━━ TASK DATA ━━

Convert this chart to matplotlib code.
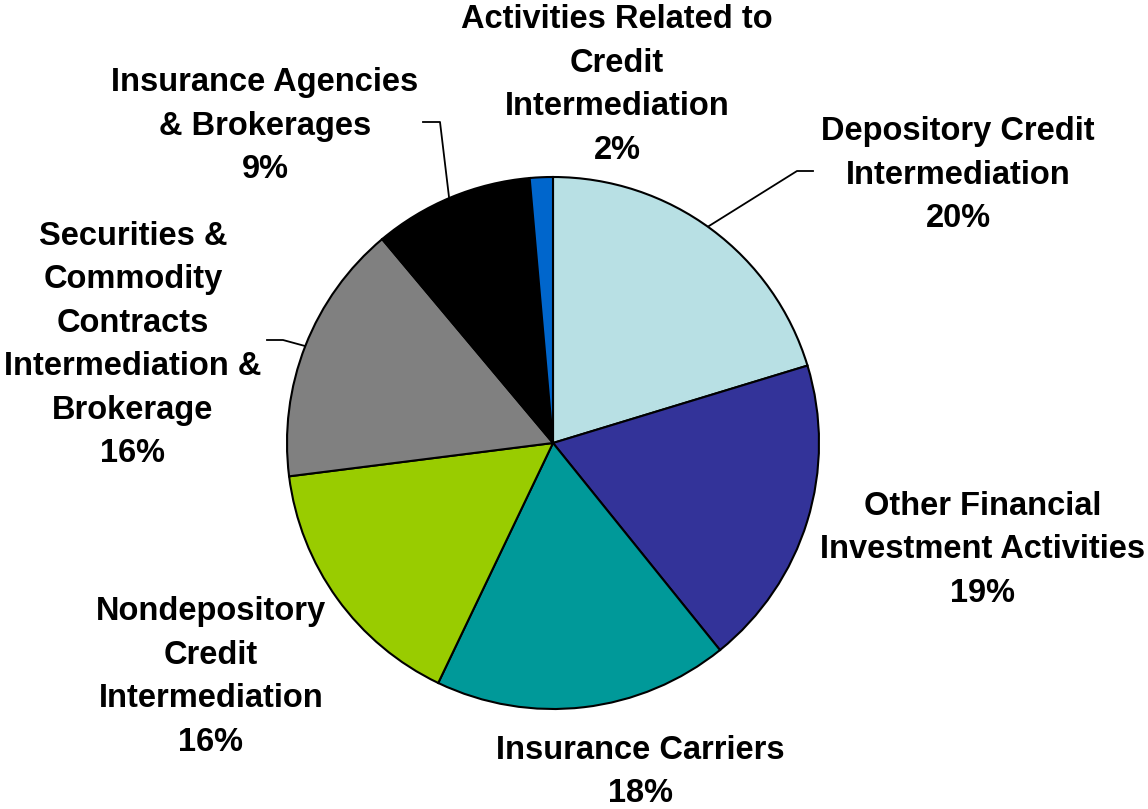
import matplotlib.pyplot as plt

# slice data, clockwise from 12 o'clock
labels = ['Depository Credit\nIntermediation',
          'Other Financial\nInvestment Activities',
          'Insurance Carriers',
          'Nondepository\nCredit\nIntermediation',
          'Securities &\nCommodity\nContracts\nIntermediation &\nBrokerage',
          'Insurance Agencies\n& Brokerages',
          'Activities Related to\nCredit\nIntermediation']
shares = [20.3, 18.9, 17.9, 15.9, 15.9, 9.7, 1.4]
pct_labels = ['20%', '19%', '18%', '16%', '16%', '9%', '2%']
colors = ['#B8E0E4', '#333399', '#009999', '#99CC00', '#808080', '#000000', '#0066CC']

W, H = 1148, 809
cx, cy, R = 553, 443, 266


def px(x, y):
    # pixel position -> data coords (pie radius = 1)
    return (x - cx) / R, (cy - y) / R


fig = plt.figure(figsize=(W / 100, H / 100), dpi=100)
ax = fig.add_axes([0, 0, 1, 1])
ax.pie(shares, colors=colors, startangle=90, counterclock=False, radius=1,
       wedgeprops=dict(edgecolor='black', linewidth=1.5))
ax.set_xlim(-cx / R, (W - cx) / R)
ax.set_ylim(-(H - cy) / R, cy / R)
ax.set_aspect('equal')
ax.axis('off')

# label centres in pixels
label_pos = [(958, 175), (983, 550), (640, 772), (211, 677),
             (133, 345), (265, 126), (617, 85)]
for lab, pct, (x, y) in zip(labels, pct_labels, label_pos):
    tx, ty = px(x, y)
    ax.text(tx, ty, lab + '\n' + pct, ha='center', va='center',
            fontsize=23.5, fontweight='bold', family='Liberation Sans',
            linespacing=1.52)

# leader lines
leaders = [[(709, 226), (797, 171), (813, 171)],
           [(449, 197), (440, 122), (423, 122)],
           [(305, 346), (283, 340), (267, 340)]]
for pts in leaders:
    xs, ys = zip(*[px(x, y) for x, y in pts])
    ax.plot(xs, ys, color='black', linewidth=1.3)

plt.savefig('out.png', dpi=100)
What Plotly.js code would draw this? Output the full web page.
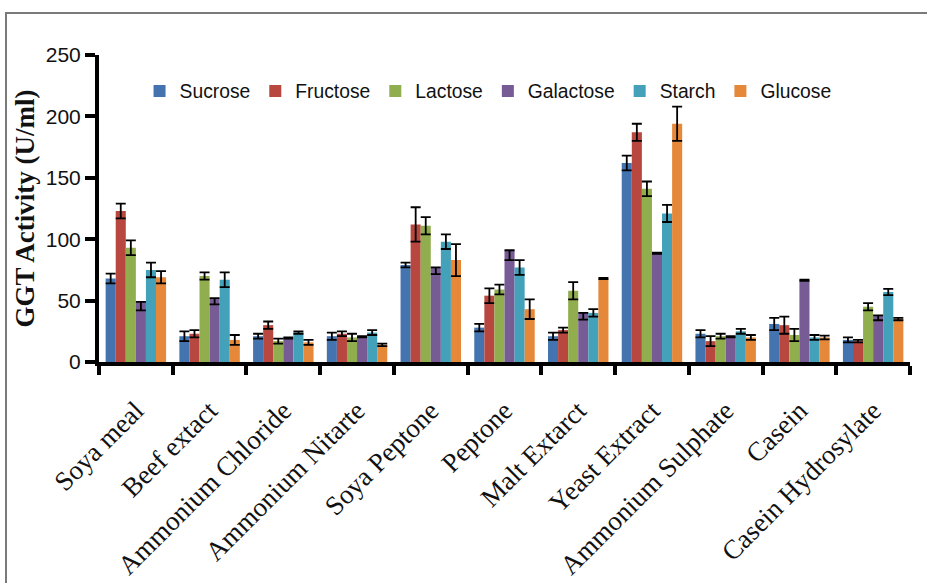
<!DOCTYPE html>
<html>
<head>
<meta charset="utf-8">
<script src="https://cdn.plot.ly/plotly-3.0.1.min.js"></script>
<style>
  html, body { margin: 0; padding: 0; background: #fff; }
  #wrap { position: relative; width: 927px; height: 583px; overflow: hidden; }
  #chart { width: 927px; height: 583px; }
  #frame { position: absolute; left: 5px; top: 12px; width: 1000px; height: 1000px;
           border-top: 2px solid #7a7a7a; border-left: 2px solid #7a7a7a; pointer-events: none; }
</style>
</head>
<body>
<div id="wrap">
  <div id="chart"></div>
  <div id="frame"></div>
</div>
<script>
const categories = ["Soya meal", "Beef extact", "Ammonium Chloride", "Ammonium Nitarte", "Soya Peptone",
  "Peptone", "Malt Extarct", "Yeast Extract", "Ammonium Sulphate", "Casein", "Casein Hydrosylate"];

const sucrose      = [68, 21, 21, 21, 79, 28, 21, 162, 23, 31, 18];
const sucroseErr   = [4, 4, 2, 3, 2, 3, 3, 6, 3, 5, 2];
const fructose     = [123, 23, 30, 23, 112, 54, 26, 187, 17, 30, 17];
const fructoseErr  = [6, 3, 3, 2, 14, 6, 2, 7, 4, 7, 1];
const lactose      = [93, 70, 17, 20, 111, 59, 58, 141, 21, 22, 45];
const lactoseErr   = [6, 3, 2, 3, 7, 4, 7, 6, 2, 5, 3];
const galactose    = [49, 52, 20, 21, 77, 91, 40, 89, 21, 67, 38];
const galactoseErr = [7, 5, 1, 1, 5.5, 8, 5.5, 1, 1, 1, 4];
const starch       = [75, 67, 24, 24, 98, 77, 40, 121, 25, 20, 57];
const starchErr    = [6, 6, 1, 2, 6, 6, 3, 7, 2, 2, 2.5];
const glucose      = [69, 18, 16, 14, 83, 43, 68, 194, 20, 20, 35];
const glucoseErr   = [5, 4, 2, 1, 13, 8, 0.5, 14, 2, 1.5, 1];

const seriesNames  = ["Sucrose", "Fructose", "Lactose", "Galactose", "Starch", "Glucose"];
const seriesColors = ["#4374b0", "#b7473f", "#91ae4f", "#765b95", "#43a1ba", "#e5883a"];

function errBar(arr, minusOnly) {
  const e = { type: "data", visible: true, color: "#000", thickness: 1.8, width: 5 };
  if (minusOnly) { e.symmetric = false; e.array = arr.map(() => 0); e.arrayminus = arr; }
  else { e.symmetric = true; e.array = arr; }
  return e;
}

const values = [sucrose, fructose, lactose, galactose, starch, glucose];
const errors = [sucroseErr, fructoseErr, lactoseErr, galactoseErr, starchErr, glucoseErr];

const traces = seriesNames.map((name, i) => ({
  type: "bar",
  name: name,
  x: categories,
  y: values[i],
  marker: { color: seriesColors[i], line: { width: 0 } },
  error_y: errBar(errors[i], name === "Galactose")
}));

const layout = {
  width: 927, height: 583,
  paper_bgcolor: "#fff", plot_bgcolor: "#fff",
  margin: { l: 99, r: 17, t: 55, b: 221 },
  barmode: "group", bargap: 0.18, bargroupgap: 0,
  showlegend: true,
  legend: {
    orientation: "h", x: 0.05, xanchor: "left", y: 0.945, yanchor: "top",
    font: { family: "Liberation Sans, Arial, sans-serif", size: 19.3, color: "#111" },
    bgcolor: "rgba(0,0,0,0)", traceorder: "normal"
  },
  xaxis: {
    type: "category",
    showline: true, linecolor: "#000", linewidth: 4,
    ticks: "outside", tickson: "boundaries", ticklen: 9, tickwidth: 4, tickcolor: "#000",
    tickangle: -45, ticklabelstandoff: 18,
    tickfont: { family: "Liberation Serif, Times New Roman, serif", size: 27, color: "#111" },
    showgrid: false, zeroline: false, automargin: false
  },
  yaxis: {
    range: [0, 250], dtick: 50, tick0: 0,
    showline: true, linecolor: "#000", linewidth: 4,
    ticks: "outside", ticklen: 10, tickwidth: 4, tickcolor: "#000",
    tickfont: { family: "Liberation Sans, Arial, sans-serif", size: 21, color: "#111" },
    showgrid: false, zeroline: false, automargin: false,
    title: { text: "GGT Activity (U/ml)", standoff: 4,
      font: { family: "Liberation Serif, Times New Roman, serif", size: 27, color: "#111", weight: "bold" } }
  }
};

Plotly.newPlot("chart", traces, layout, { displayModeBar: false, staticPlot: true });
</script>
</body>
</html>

━━━

**EXERCISE INSTRUCTIONS**
Determine how many lines of this listing contain "chart", and give only the number.

**RESULT OF THE EXERCISE**
4